Norwegian Escape - among the reasons NCLH expects a breakout earnings year in 2016. The newbuild is pictured following its mid-August float-out at Meyer Werft (Photo: Meyer Werft)
Comfort with the balance of 2015, a longer booking curve, ceo Frank Del Rio-led revenue initiatives and Norwegian Escape are factors contributing to what looks to be an upbeat 2016 for Norwegian Cruise Line Holdings' financial performance.

During recent investor meetings the NCLH management tone was 'decidedly bullish,' stating 2016 will be a breakout year for earnings, Wells Fargo Securities said in a note.

When it comes to the booking curve, NCLH reported 196 days versus 158 days for the consolidated company, driven by the Norwegian brand, according to Wells Fargo analyst Tim Conder.

The cruise operator hasn't issued formal guidance for 2016, but Conder said management indicated the higher end of a 3% to 4% increase in constant currency net yields and a 1% to 2% increase in net cruise costs are reasonable assumptions. The higher end of projected net cruise costs figures investments related to China and Cuba.

Wells Fargo said modest share repurchases are increasingly likely in the second half of 2015, with more sizable repurchases in 2016.
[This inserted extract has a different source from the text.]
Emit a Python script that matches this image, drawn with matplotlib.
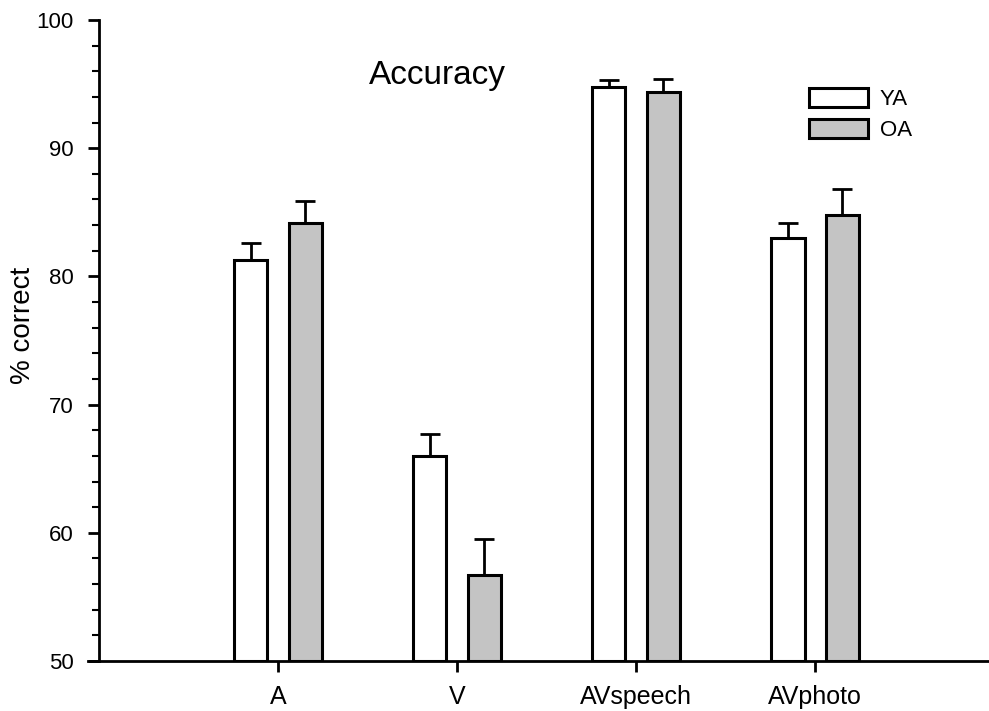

NCLH management reaffirmed a 'high degree of confidence' the company will meet its goals of $5 earnings per share in 2017 and a 14% increase in return on invested capital in 2018, Conder said.
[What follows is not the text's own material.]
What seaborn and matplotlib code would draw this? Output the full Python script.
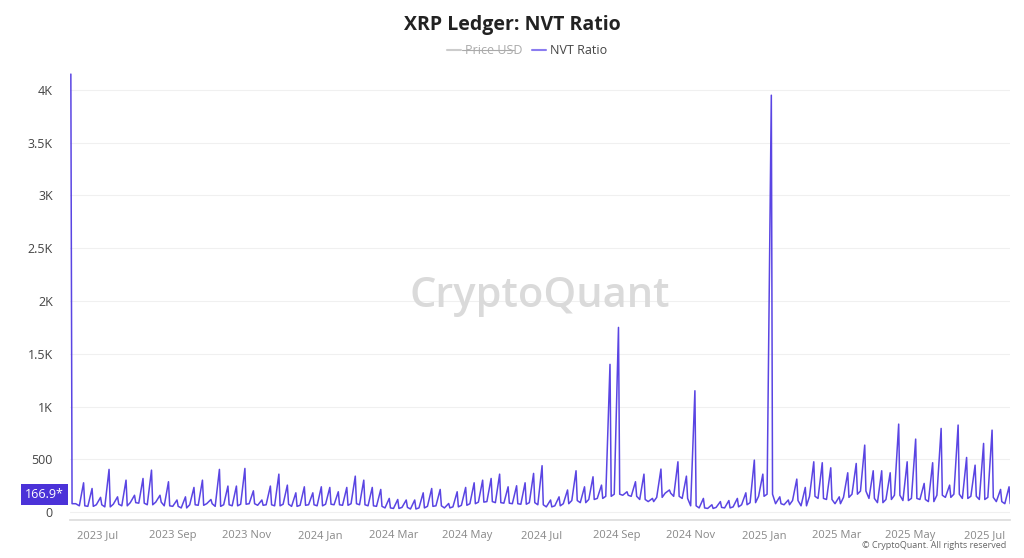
import numpy as np
import pandas as pd
import matplotlib
matplotlib.use("Agg")
import matplotlib.pyplot as plt
import matplotlib.dates as mdates
import seaborn as sns

# weekly high / low of the NVT ratio (first week starts 2023-06-09)
START = "2023-06-09"
weekly_peak = [4150, 278, 224, 140, 405, 145, 303, 160, 319, 398, 160, 288, 115, 145, 234, 303,
               120, 405, 247, 247, 414, 202, 115, 247, 360, 256, 183, 240, 183, 240, 234, 193,
               234, 341, 303, 234, 215, 130, 120, 115, 115, 183, 224, 215, 82, 193, 234, 278,
               303, 319, 360, 240, 250, 278, 367, 440, 115, 145, 210, 392, 240, 335, 256, 1400,
               1750, 193, 288, 360, 130, 408, 210, 477, 341, 1150, 130, 70, 100, 110, 130, 183,
               493, 360, 3950, 145, 115, 313, 234, 477, 468, 420, 145, 373, 461, 635, 392, 392,
               373, 834, 477, 692, 272, 468, 793, 256, 825, 518, 445, 651, 777, 215, 240]
weekly_low = [80, 60, 55, 70, 50, 75, 60, 90, 85, 70, 95, 60, 55, 40, 70, 65,
              80, 55, 70, 60, 75, 80, 65, 70, 60, 75, 55, 65, 70, 60, 75, 70,
              65, 80, 70, 60, 55, 40, 35, 45, 30, 40, 55, 60, 40, 50, 65, 80,
              95, 100, 90, 85, 80, 75, 90, 70, 50, 60, 80, 110, 90, 120, 130, 150,
              170, 160, 150, 120, 100, 140, 180, 150, 130, 60, 40, 35, 45, 40, 50, 70,
              90, 150, 170, 80, 70, 110, 60, 150, 130, 120, 80, 140, 170, 200, 130, 90,
              120, 160, 110, 130, 120, 100, 160, 140, 170, 130, 150, 120, 140, 100, 80]

dates, values = [], []
t0 = pd.Timestamp(START)
for w, (hi, lo) in enumerate(zip(weekly_peak, weekly_low)):
    day = t0 + pd.Timedelta(days=7 * w)
    if w == 0:
        dates += [day, day + pd.Timedelta(days=1), day + pd.Timedelta(days=4)]
        values += [hi, lo, lo]
        continue
    dates += [day, day + pd.Timedelta(days=3.5), day + pd.Timedelta(days=4.5)]
    values += [lo, hi, lo]
df = pd.DataFrame({"date": dates, "nvt": values})

sns.set_theme(style="white")
plt.rcParams["font.family"] = ["Open Sans", "DejaVu Sans"]

LINE = "#5a45e3"

fig = plt.figure(figsize=(10.24, 5.58), dpi=100)
ax = fig.add_axes([0.068, 0.068, 0.918, 0.803])
sns.lineplot(data=df, x="date", y="nvt", color=LINE, lw=1.1, ax=ax)

ax.set_xlim(pd.Timestamp("2023-06-08"), pd.Timestamp("2025-07-22"))
ax.set_ylim(-75, 4170)
ax.set_yticks([0, 500, 1000, 1500, 2000, 2500, 3000, 3500, 4000])
ax.set_yticklabels(["0", "500", "1K", "1.5K", "2K", "2.5K", "3K", "3.5K", "4K"])
ax.yaxis.grid(True, color="#f0f0f0", lw=0.8)
ax.xaxis.set_major_locator(mdates.MonthLocator(bymonth=[1, 3, 5, 7, 9, 11]))
ax.xaxis.set_major_formatter(mdates.DateFormatter("%Y %b"))
ax.tick_params(axis="x", colors="#888888", labelsize=8, length=4, width=0.6, color="#dddddd")
ax.tick_params(axis="y", colors="#444444", labelsize=9, length=0, pad=12)
ax.set_xlabel("")
ax.set_ylabel("")
for s in ["top", "right", "left"]:
    ax.spines[s].set_visible(False)
ax.spines["bottom"].set_color("#dddddd")

# current value marker on the y axis
ax.text(-0.006, 166.9, "166.9*", transform=ax.get_yaxis_transform(), ha="right", va="center",
        color="white", fontsize=9, bbox=dict(boxstyle="square,pad=0.35", fc="#4b32d8", ec="none"))

ax.text(0.5, 0.5, "CryptoQuant", transform=ax.transAxes, ha="center", va="center",
        fontsize=30, color="#dadada", fontweight="semibold")

fig.text(0.5, 0.955, "XRP Ledger: NVT Ratio", ha="center", va="center", fontsize=14, fontweight="bold",
         color="#222222")
fig.add_artist(plt.Line2D([0.437, 0.450], [0.91, 0.91], color="#cccccc", lw=1.5))
fig.text(0.454, 0.91, "Price USD", ha="left", va="center", fontsize=9, color="#aaaaaa")
fig.add_artist(plt.Line2D([0.451, 0.502], [0.911, 0.911], color="#aaaaaa", lw=0.8))
fig.add_artist(plt.Line2D([0.520, 0.533], [0.91, 0.91], color="#8b7cf0", lw=1.5))
fig.text(0.537, 0.91, "NVT Ratio", ha="left", va="center", fontsize=9, color="#444444")
fig.text(0.983, 0.022, "© CryptoQuant. All rights reserved", ha="right", va="center", fontsize=6.5,
         color="#666666")

fig.savefig("out.png", dpi=100, facecolor="white")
The brokerage added a penny to its EPS projections for NCLH this year and next, with the 2015 number going to $2.89 and 2016's to $4.02, reflecting updated net yield, net cruise costs, fuel costs and share repurchase assumptions.

Wells Fargo raised its valuation range for NCLH to $65 to $68, from $63 to $66, and reiterated its 'outperform' (buy) rating.

NCLH shares closed at $61.81, up 41 cents, on Tuesday.